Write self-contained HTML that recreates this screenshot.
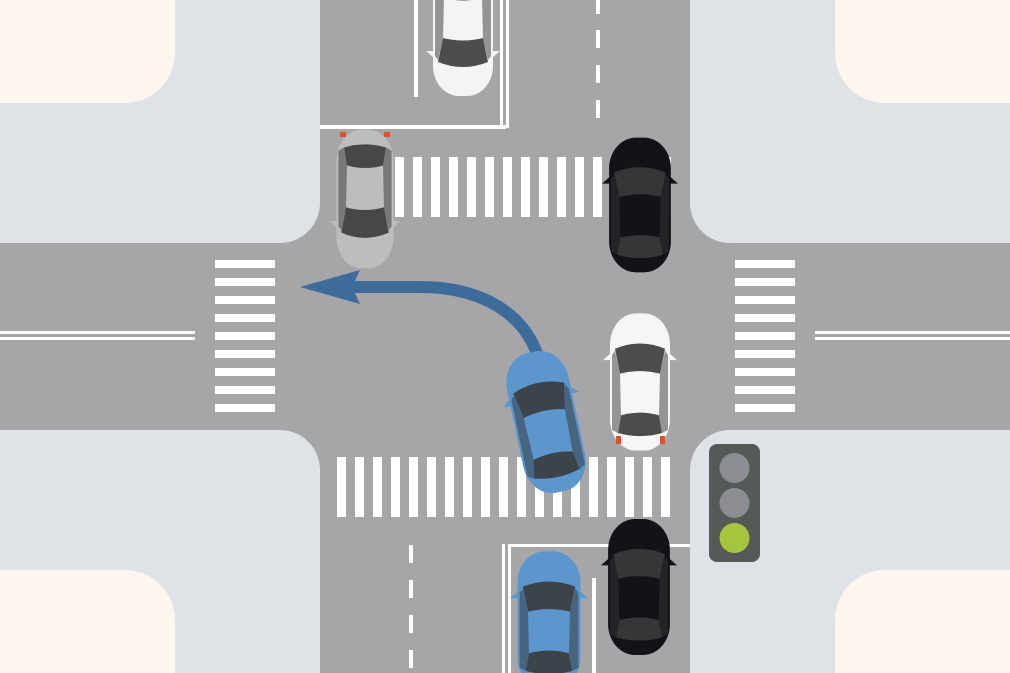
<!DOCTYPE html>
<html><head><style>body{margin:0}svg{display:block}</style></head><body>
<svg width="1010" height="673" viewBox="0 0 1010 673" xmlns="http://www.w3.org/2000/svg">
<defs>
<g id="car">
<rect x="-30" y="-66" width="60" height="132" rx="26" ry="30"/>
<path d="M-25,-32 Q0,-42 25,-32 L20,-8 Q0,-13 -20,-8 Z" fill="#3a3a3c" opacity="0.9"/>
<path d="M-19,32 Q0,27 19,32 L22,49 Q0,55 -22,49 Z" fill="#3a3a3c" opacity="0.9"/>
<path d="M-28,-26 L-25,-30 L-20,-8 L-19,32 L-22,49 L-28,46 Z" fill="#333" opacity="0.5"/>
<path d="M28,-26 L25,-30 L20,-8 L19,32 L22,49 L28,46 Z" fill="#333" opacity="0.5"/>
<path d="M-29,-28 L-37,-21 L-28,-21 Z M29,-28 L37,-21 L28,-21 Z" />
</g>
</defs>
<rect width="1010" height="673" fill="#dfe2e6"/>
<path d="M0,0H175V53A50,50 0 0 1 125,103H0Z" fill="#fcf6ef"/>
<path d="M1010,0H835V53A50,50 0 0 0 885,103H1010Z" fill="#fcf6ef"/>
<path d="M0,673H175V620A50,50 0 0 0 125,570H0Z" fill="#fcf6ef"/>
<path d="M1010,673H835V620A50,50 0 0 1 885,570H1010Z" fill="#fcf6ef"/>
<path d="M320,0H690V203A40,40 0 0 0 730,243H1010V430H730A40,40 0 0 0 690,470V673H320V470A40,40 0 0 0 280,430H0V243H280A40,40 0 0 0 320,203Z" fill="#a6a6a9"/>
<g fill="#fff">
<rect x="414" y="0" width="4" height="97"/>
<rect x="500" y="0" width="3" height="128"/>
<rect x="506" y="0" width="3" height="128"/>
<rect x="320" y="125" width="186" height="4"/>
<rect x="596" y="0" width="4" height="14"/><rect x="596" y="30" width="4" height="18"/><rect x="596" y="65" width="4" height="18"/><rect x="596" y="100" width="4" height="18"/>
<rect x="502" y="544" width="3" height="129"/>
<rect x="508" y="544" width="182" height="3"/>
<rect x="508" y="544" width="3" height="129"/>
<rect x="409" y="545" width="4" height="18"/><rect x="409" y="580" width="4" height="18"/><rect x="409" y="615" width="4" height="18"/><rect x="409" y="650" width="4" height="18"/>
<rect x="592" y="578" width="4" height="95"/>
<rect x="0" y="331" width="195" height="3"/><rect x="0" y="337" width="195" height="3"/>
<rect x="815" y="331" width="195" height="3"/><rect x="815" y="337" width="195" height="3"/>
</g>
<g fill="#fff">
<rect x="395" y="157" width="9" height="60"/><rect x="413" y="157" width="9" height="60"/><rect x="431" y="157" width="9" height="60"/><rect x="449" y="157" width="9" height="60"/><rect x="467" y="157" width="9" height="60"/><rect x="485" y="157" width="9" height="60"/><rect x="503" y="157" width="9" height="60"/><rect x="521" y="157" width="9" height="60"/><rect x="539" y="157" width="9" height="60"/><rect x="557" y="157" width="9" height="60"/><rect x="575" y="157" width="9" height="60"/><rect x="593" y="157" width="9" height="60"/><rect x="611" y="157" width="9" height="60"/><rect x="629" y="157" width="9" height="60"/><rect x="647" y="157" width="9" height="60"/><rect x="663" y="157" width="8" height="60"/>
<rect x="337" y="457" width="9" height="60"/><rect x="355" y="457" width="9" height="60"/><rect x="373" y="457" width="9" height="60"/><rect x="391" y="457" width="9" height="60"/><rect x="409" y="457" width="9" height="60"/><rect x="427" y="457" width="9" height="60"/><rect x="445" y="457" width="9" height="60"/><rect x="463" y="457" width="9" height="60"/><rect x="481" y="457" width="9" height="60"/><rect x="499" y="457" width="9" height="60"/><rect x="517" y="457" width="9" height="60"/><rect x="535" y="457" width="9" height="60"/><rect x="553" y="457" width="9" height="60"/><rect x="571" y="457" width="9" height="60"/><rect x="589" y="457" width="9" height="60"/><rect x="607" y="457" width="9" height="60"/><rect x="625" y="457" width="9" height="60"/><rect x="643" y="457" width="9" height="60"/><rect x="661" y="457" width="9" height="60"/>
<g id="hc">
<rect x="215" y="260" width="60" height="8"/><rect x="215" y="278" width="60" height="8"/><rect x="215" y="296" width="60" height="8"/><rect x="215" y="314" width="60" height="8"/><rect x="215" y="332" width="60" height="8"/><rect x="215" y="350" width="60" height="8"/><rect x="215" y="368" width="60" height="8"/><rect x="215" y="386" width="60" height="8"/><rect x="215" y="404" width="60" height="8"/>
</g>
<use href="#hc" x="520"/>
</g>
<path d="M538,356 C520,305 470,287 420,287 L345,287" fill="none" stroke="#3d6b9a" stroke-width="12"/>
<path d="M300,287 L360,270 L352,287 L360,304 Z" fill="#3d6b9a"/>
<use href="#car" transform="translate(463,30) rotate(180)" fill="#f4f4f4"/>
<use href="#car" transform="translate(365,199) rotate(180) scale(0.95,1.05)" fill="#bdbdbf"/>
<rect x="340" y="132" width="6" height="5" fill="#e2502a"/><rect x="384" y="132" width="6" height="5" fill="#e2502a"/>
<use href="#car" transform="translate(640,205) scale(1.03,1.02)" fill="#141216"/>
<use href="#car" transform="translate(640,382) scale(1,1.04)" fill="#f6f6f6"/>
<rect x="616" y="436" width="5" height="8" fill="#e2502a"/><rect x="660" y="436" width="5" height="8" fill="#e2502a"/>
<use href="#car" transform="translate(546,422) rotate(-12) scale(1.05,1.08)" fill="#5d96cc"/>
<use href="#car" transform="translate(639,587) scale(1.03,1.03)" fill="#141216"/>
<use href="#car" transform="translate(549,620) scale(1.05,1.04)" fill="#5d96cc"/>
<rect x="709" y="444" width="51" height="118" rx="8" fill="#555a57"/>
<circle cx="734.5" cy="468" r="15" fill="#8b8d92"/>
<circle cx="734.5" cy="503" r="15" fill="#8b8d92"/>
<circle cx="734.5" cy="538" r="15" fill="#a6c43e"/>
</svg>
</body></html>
○ ○ ○
# What you should do
The listing above must be printed again exactly, minus its pictures.

# Full answer
Write self-contained HTML that recreates this screenshot.
<!DOCTYPE html>
<html><head><style>body{margin:0}svg{display:block}</style></head><body>
<svg width="1010" height="673" viewBox="0 0 1010 673" xmlns="http://www.w3.org/2000/svg">
<defs>
<g id="car">
<rect x="-30" y="-66" width="60" height="132" rx="26" ry="30"/>
<path d="M-25,-32 Q0,-42 25,-32 L20,-8 Q0,-13 -20,-8 Z" fill="#3a3a3c" opacity="0.9"/>
<path d="M-19,32 Q0,27 19,32 L22,49 Q0,55 -22,49 Z" fill="#3a3a3c" opacity="0.9"/>
<path d="M-28,-26 L-25,-30 L-20,-8 L-19,32 L-22,49 L-28,46 Z" fill="#333" opacity="0.5"/>
<path d="M28,-26 L25,-30 L20,-8 L19,32 L22,49 L28,46 Z" fill="#333" opacity="0.5"/>
<path d="M-29,-28 L-37,-21 L-28,-21 Z M29,-28 L37,-21 L28,-21 Z" />
</g>
</defs>
<rect width="1010" height="673" fill="#dfe2e6"/>
<path d="M0,0H175V53A50,50 0 0 1 125,103H0Z" fill="#fcf6ef"/>
<path d="M1010,0H835V53A50,50 0 0 0 885,103H1010Z" fill="#fcf6ef"/>
<path d="M0,673H175V620A50,50 0 0 0 125,570H0Z" fill="#fcf6ef"/>
<path d="M1010,673H835V620A50,50 0 0 1 885,570H1010Z" fill="#fcf6ef"/>
<path d="M320,0H690V203A40,40 0 0 0 730,243H1010V430H730A40,40 0 0 0 690,470V673H320V470A40,40 0 0 0 280,430H0V243H280A40,40 0 0 0 320,203Z" fill="#a6a6a9"/>
<g fill="#fff">
<rect x="414" y="0" width="4" height="97"/>
<rect x="500" y="0" width="3" height="128"/>
<rect x="506" y="0" width="3" height="128"/>
<rect x="320" y="125" width="186" height="4"/>
<rect x="596" y="0" width="4" height="14"/><rect x="596" y="30" width="4" height="18"/><rect x="596" y="65" width="4" height="18"/><rect x="596" y="100" width="4" height="18"/>
<rect x="502" y="544" width="3" height="129"/>
<rect x="508" y="544" width="182" height="3"/>
<rect x="508" y="544" width="3" height="129"/>
<rect x="409" y="545" width="4" height="18"/><rect x="409" y="580" width="4" height="18"/><rect x="409" y="615" width="4" height="18"/><rect x="409" y="650" width="4" height="18"/>
<rect x="592" y="578" width="4" height="95"/>
<rect x="0" y="331" width="195" height="3"/><rect x="0" y="337" width="195" height="3"/>
<rect x="815" y="331" width="195" height="3"/><rect x="815" y="337" width="195" height="3"/>
</g>
<g fill="#fff">
<rect x="395" y="157" width="9" height="60"/><rect x="413" y="157" width="9" height="60"/><rect x="431" y="157" width="9" height="60"/><rect x="449" y="157" width="9" height="60"/><rect x="467" y="157" width="9" height="60"/><rect x="485" y="157" width="9" height="60"/><rect x="503" y="157" width="9" height="60"/><rect x="521" y="157" width="9" height="60"/><rect x="539" y="157" width="9" height="60"/><rect x="557" y="157" width="9" height="60"/><rect x="575" y="157" width="9" height="60"/><rect x="593" y="157" width="9" height="60"/><rect x="611" y="157" width="9" height="60"/><rect x="629" y="157" width="9" height="60"/><rect x="647" y="157" width="9" height="60"/><rect x="663" y="157" width="8" height="60"/>
<rect x="337" y="457" width="9" height="60"/><rect x="355" y="457" width="9" height="60"/><rect x="373" y="457" width="9" height="60"/><rect x="391" y="457" width="9" height="60"/><rect x="409" y="457" width="9" height="60"/><rect x="427" y="457" width="9" height="60"/><rect x="445" y="457" width="9" height="60"/><rect x="463" y="457" width="9" height="60"/><rect x="481" y="457" width="9" height="60"/><rect x="499" y="457" width="9" height="60"/><rect x="517" y="457" width="9" height="60"/><rect x="535" y="457" width="9" height="60"/><rect x="553" y="457" width="9" height="60"/><rect x="571" y="457" width="9" height="60"/><rect x="589" y="457" width="9" height="60"/><rect x="607" y="457" width="9" height="60"/><rect x="625" y="457" width="9" height="60"/><rect x="643" y="457" width="9" height="60"/><rect x="661" y="457" width="9" height="60"/>
<g id="hc">
<rect x="215" y="260" width="60" height="8"/><rect x="215" y="278" width="60" height="8"/><rect x="215" y="296" width="60" height="8"/><rect x="215" y="314" width="60" height="8"/><rect x="215" y="332" width="60" height="8"/><rect x="215" y="350" width="60" height="8"/><rect x="215" y="368" width="60" height="8"/><rect x="215" y="386" width="60" height="8"/><rect x="215" y="404" width="60" height="8"/>
</g>
<use href="#hc" x="520"/>
</g>
<path d="M538,356 C520,305 470,287 420,287 L345,287" fill="none" stroke="#3d6b9a" stroke-width="12"/>
<path d="M300,287 L360,270 L352,287 L360,304 Z" fill="#3d6b9a"/>
<use href="#car" transform="translate(463,30) rotate(180)" fill="#f4f4f4"/>
<use href="#car" transform="translate(365,199) rotate(180) scale(0.95,1.05)" fill="#bdbdbf"/>
<rect x="340" y="132" width="6" height="5" fill="#e2502a"/><rect x="384" y="132" width="6" height="5" fill="#e2502a"/>
<use href="#car" transform="translate(640,205) scale(1.03,1.02)" fill="#141216"/>
<use href="#car" transform="translate(640,382) scale(1,1.04)" fill="#f6f6f6"/>
<rect x="616" y="436" width="5" height="8" fill="#e2502a"/><rect x="660" y="436" width="5" height="8" fill="#e2502a"/>
<use href="#car" transform="translate(546,422) rotate(-12) scale(1.05,1.08)" fill="#5d96cc"/>
<use href="#car" transform="translate(639,587) scale(1.03,1.03)" fill="#141216"/>
<use href="#car" transform="translate(549,620) scale(1.05,1.04)" fill="#5d96cc"/>
<rect x="709" y="444" width="51" height="118" rx="8" fill="#555a57"/>
<circle cx="734.5" cy="468" r="15" fill="#8b8d92"/>
<circle cx="734.5" cy="503" r="15" fill="#8b8d92"/>
<circle cx="734.5" cy="538" r="15" fill="#a6c43e"/>
</svg>
</body></html>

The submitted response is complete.